Additional RUSALCA Info
Additional RUSALCA Info

RUETERS RUSALCA Blog Posts
Rueters RUSALCA Blog Posts

Aleksey Ostrovskiy, center, translates between Chief of Expeditions Vladimir Bakhmutov, left, and graduate student Jared Weems, right.

Aleksey Ostrovskiy (center) translates a conversation between Chief of Expeditions Vladimir Bakhmutov (left) and graduate student Jared Weems. Click image for larger view and image credit.


Interpreter Power

September 11, 2009

Aleksey Ostrovskiy
Representative of Group Alliance (the Russian side RUSALCA coordinator)

I was asked to describe my role in the Russian-American Long-term Census of the Arctic (RUSALCA) project. In general, I coordinate between the Russian and American teams, and that obviously includes a lot of translations.

The first thing that comes to mind when talking about translation is the story of the Tower of Babylon. Those guys definitely experienced a lack of interpreters and this ruined their project.

I am not a professional interpreter, but sometimes during the RUSALCA operations I hear pleasant thanks and compliments for my translations. I always think that, perhaps, it is just polite gesture of courtesy. Was the translation really good? Well, in any case, it is nice to hear and see that I continue to be useful to the project.

The English language was always an important addition to my work. It all began in the 1960s when my parents hired a private tutor for me so that I could learn better English. At that time, I never realized what a powerful tool I was getting in my hands — the English language. It was just fun to better understand the songs of the Beatles or American folk songs. Some of these songs were printed in the journal America, my little window to the romanticized world far away.

I wanted to see America and decided to become a marine geophysicist so that I would be able to travel a lot. Meanwhile, I thought that my English was good (and even slowly progressing) until I met an English-speaking tourist in the street and realized that I could not understand him. That was a shock. During my Moscow State University years I worked for free as a guide in a tourist agency; that helped my English a lot. Still, I felt terrible when my communications were too slow. At that time I developed my rule number one in translating: it is better to speak fast than be grammatically correct.
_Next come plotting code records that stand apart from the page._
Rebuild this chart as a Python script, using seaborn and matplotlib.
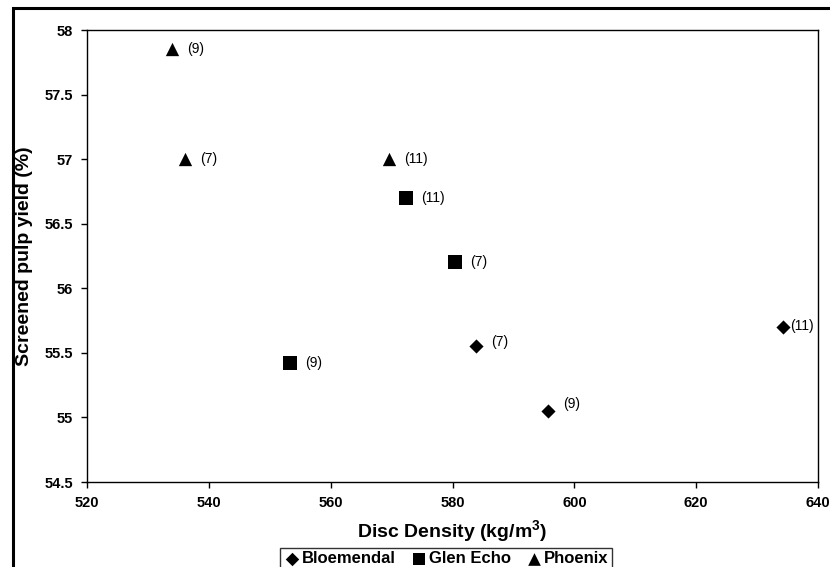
import numpy as np
import pandas as pd
import matplotlib
matplotlib.use("Agg")
import matplotlib.pyplot as plt
from matplotlib.patches import Rectangle
import seaborn as sns

# Data
varieties = ["Bloemendal", "Bloemendal", "Bloemendal",
             "Glen Echo", "Glen Echo", "Glen Echo",
             "Phoenix", "Phoenix", "Phoenix"]
ages = ["(7)", "(9)", "(11)",
        "(7)", "(9)", "(11)",
        "(7)", "(9)", "(11)"]
density = [583.8, 595.7, 634.3,
           580.4, 553.3, 572.3,
           536.1, 534.0, 569.6]
pulp_yield = [55.55, 55.05, 55.70,
              56.20, 55.42, 56.70,
              57.00, 57.85, 57.00]

df = pd.DataFrame({"Variety": varieties, "Age": ages,
                   "Density": density, "Yield": pulp_yield})

sns.set_theme(style="white")
plt.rcParams["font.family"] = ["Liberation Sans", "DejaVu Sans"]
plt.rcParams["mathtext.fontset"] = "custom"
plt.rcParams["mathtext.rm"] = "Liberation Sans:bold"
plt.rcParams["mathtext.bf"] = "Liberation Sans:bold"
for key in ["text.color", "axes.labelcolor", "xtick.color", "ytick.color"]:
    plt.rcParams[key] = "black"

fig = plt.figure(figsize=(8.3, 5.67), dpi=100)
ax = fig.add_axes([87 / 830, 1 - 482 / 567, (818 - 87) / 830, (482 - 30) / 567])

markers = {"Bloemendal": "D", "Glen Echo": "s", "Phoenix": "^"}
sizes = {"Bloemendal": 52, "Glen Echo": 88, "Phoenix": 92}
for name in ["Bloemendal", "Glen Echo", "Phoenix"]:
    sub = df[df["Variety"] == name]
    sns.scatterplot(data=sub, x="Density", y="Yield", marker=markers[name],
                    s=sizes[name], color="black", edgecolor="black",
                    linewidth=0, label=name, ax=ax)

# point labels (age in years)
label_offsets = {("Bloemendal", "(11)"): (5, 1), ("Bloemendal", "(9)"): (11, 5),
                 ("Bloemendal", "(7)"): (11, 3)}
for v, a, x, y in zip(varieties, ages, density, pulp_yield):
    dx, dy = label_offsets.get((v, a), (11, 0))
    ax.annotate(a, (x, y), xytext=(dx, dy), textcoords="offset points",
                fontsize=10, va="center", ha="left", color="black")

ax.set_xlim(520, 640)
ax.set_ylim(54.5, 58)
ax.set_xticks(np.arange(520, 641, 20))
ax.set_yticks(np.arange(54.5, 58.01, 0.5))
ax.set_yticklabels(["54.5", "55", "55.5", "56", "56.5", "57", "57.5", "58"])

for s in ax.spines.values():
    s.set_visible(True)
    s.set_color("black")
    s.set_linewidth(1.0)

ax.tick_params(axis="both", direction="out", length=4, width=1, color="black",
               labelsize=10.5, labelcolor="black", pad=6, bottom=True, left=True)
for lab in ax.get_xticklabels() + ax.get_yticklabels():
    lab.set_fontweight("bold")

ax.set_xlabel("Disc Density (kg/m$^{3}$)", fontsize=14, fontweight="bold",
              labelpad=6, color="black")
ax.set_ylabel("Screened pulp yield (%)", fontsize=14, fontweight="bold",
              labelpad=8, color="black")

leg = ax.legend(loc="upper center", bbox_to_anchor=(446 / 830, 1 - 548 / 567),
                bbox_transform=fig.transFigure, ncol=3, frameon=True,
                prop={"weight": "bold", "size": 12}, handletextpad=0.1,
                columnspacing=0.9, borderpad=0.2, handlelength=1.0,
                fancybox=False, borderaxespad=0, markerscale=0.95)
leg.get_frame().set_edgecolor("black")
leg.get_frame().set_linewidth(1.0)
for t in leg.get_texts():
    t.set_color("black")

# outer chart-area border
fig.patches.append(Rectangle((13 / 830, -0.05), 1.1, 1 - 8 / 567 + 0.05,
                             transform=fig.transFigure, fill=False,
                             edgecolor="black", linewidth=2.2, clip_on=False))

fig.savefig("out.png", dpi=100)
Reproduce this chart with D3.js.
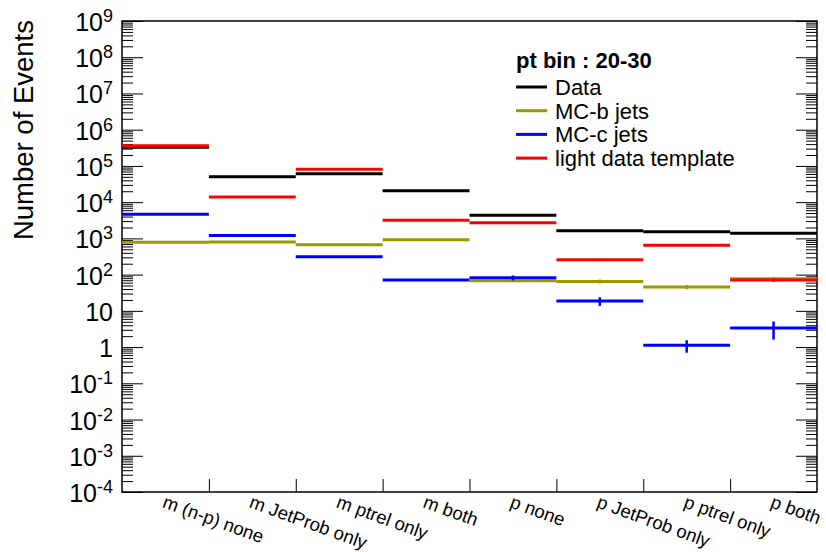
<!DOCTYPE html>
<html>
<head>
<meta charset="utf-8">
<script src="https://cdn.jsdelivr.net/npm/d3@7"></script>
<style>
  body { margin: 0; background: #fff; }
  svg text { font-family: "Liberation Sans", Arial, Helvetica, sans-serif; }
</style>
</head>
<body>
<script>
// bins of the template fit, pt bin 20-30
const categories = ["m (n-p) none", "m JetProb only", "m ptrel only", "m both",
                    "p none", "p JetProb only", "p ptrel only", "p both"];

const dataVals  = [3.3e5, 5.0e4, 6.1e4, 2.07e4, 4.34e3, 1.63e3, 1.53e3, 1.38e3];
const dataErr   = [575, 224, 247, 144, 66, 40, 39, 37];
const mcbVals   = [780, 790, 670, 920, 68, 65, 45.5, 77];
const mcbErr    = [8, 8, 8, 9, 4, 8, 6, 7];
const mccVals   = [4.6e3, 1.21e3, 313, 71, 82, 18.7, 1.12, 3.36];
const mccErr    = [30, 15, 8, 4, 13, 5, 0.42, 1.75];
const lightVals = [3.6e5, 1.39e4, 8.1e4, 3.15e3, 2.71e3, 258, 644, 71];
const lightErr  = [600, 120, 280, 55, 50, 16, 25, 8];

const yMajor = [-4, -3, -2, -1, 0, 1, 2, 3, 4, 5, 6, 7, 8, 9];
const legendTitle = "pt bin : 20-30";

const series = [
  {name: "Data", vals: dataVals, err: dataErr, color: "#000000"},
  {name: "MC-b jets", vals: mcbVals, err: mcbErr, color: "#999900"},
  {name: "MC-c jets", vals: mccVals, err: mccErr, color: "#0000ff"},
  {name: "light data template", vals: lightVals, err: lightErr, color: "#ff0000"}
];

const W = 826, H = 552;
const margin = {top: 21, right: 9, bottom: 60, left: 122};

const svg = d3.select("body").append("svg")
    .attr("width", W)
    .attr("height", H);

const x = d3.scaleBand()
    .domain(categories)
    .range([margin.left, W - margin.right])
    .padding(0);

const xEdge = d3.scaleLinear()
    .domain([0, categories.length])
    .range([margin.left, W - margin.right]);

const y = d3.scaleLog()
    .domain([1e-4, 1e9])
    .range([H - margin.bottom, margin.top]);

// minor ticks 2..9 in each decade
let minorTicks = [];
for (let e = -4; e < 9; e++) {
    for (let k = 2; k <= 9; k++) minorTicks.push(k * Math.pow(10, e));
}
const majorTicks = yMajor.map(e => Math.pow(10, e));

function tickAxis(axis, values, size) {
    return axis.tickValues(values).tickSize(size).tickFormat("");
}

// left and right ticks, pointing into the frame
const leftG = svg.append("g").attr("transform", "translate(" + margin.left + ",0)");
leftG.append("g").call(tickAxis(d3.axisLeft(y), minorTicks, -11));
leftG.append("g").call(tickAxis(d3.axisLeft(y), majorTicks, -21));

const rightG = svg.append("g").attr("transform", "translate(" + (W - margin.right) + ",0)");
rightG.append("g").call(tickAxis(d3.axisRight(y), minorTicks, -11));
rightG.append("g").call(tickAxis(d3.axisRight(y), majorTicks, -21));

const bottomG = svg.append("g").attr("transform", "translate(0," + (H - margin.bottom) + ")");
bottomG.call(tickAxis(d3.axisBottom(xEdge), d3.range(1, categories.length), -13));

svg.selectAll(".domain").remove();
svg.selectAll(".tick line").attr("stroke", "#000").attr("stroke-width", 1);

// frame
svg.append("rect")
    .attr("x", margin.left)
    .attr("y", margin.top)
    .attr("width", W - margin.left - margin.right)
    .attr("height", H - margin.top - margin.bottom)
    .attr("fill", "none")
    .attr("stroke", "#000")
    .attr("stroke-width", 1.5);

// y tick labels 10^n
const yLabels = svg.append("g").selectAll("text")
    .data(yMajor)
  .join("text")
    .attr("x", 113)
    .attr("y", d => y(Math.pow(10, d)) + 10)
    .attr("text-anchor", "end")
    .attr("font-size", 25);

yLabels.each(function(d) {
    const t = d3.select(this);
    if (d === 0) { t.text("1"); return; }
    if (d === 1) { t.text("10"); return; }
    t.append("tspan").text("10");
    t.append("tspan").attr("dy", -9).attr("font-size", 18).text(d);
});

// y title
svg.append("text")
    .attr("transform", "translate(33,20) rotate(-90)")
    .attr("text-anchor", "end")
    .attr("font-size", 27.5)
    .text("Number of Events");

// x labels, rotated
svg.append("g").selectAll("text")
    .data(categories)
  .join("text")
    .attr("transform", d => "translate(" + (x(d) + x.bandwidth() / 2 - 4) + ",507) rotate(20)")
    .attr("font-size", 18.5)
    .text(d => d);

// histogram steps and error bars
series.forEach(s => {
    const g = svg.append("g");
    g.selectAll("line.err")
        .data(categories)
      .join("line")
        .attr("class", "err")
        .attr("x1", d => x(d) + x.bandwidth() / 2)
        .attr("x2", d => x(d) + x.bandwidth() / 2)
        .attr("y1", (d, i) => y(s.vals[i] + s.err[i]))
        .attr("y2", (d, i) => y(Math.max(s.vals[i] - s.err[i], 1e-4)))
        .attr("stroke", s.color)
        .attr("stroke-width", 2.5);
    g.selectAll("line.bar")
        .data(categories)
      .join("line")
        .attr("class", "bar")
        .attr("x1", d => x(d))
        .attr("x2", d => x(d) + x.bandwidth())
        .attr("y1", (d, i) => y(s.vals[i]))
        .attr("y2", (d, i) => y(s.vals[i]))
        .attr("stroke", s.color)
        .attr("stroke-width", 3);
});

// legend
const legend = svg.append("g");
legend.append("text")
    .attr("x", 516)
    .attr("y", 68)
    .attr("font-size", 22)
    .attr("font-weight", "bold")
    .text(legendTitle);

const items = legend.selectAll("g.item")
    .data(series)
  .join("g")
    .attr("class", "item")
    .attr("transform", (d, i) => "translate(0," + (87 + i * 23.7) + ")");

items.append("line")
    .attr("x1", 516).attr("x2", 547)
    .attr("stroke", d => d.color)
    .attr("stroke-width", 3);

items.append("text")
    .attr("x", 555)
    .attr("y", 8)
    .attr("font-size", 22)
    .text(d => d.name);
</script>
</body>
</html>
After the university, I had 20 years of a classical academic career in the Russian Academy of Sciences’ Shirshov Institute of Oceanology. There were dissertations, publications, and marine expeditions, two years all together at sea and many exotic places, many countries, many English speaking people, many unknown words. There I developed my rule number two: if you  have forgotten  or do not know a word for translation, just quickly explain it in other words ,inviting a person you are talking with to guess it. It will prevent the loss of a contact during conversation.

In perestroika time I won a Alexander von Humboldt Fellowship in Germany and received a basic level of the German language. Unfortunately, I had not time to get it to the working level, probably, because everybody communicated in English in my host institute.

Then I won the George Soros fellowship when I was back in Moscow. In that position, I made a discovery of a new tectonic belt under Baltic Sea, published a book of all my research results, and then had the feeling that I am ready to try something new.

In 1998 I signed a contract with Russian Foreign Ministry to work in the Russian Embassy in Washington, DC, as a science counselor. It was like “landing on another planet” for me, but it was an English-speaking planet. A question of the Ambassador after arrival: “What do you see as your goal here?” My answer: “Promotion of Russian-American cooperation in science and technology.” Ambassador’s reaction: “Good.” Then, more than six years of intensive work, meetings, traveling, translations. My English was getting better though my memory was getting worse. Well … I hope these two processes compensated each other.

I was trying to help to move ahead several Russian-American projects in addition to supporting the existing ones, but the political climate was not cooperating. I wanted real results. At that time NOAA started to contact the Embassy trying to reestablish joint U.S.-Russia work in the oceans on climate research. The process was going too slowly. The global warming could have ended and changed back to the ice age before something was going to be accomplished. There were a lot of misunderstandings on both sides. Then we decided to bring in the Russian Academy of Sciences and to try a public-private partnership approach to foster collaboration in the Arctic. It took some effort to explain that this approach would be a win-win project, but it worked and the project later called RUSALCA started.

During this process a translator had to be even more interpreter and the rule number three came out to be: instead of translating word after word (that never works even when professionals are doing this) it is better first to understand what one side wants to say and then to explain it to the other side. Of course, I try to use words as close to the original as possible, but the priority is to explain and deliver the meaning of a message. I know that very often (even when people speak the same language), they often do not understand each other. What can one say about those who speak different languages? If these people happen to be different countries’ presidents, misunderstanding may cause war! Yes, my role is much more modest; I only try to diminish potential contradictions and to keep the RUSALCA project going on efficiently.

I am not doing scientific research anymore, but I am happy to help facilitate it. After all, scientists are also interpreters — from the language of nature to the language of people’s knowledge.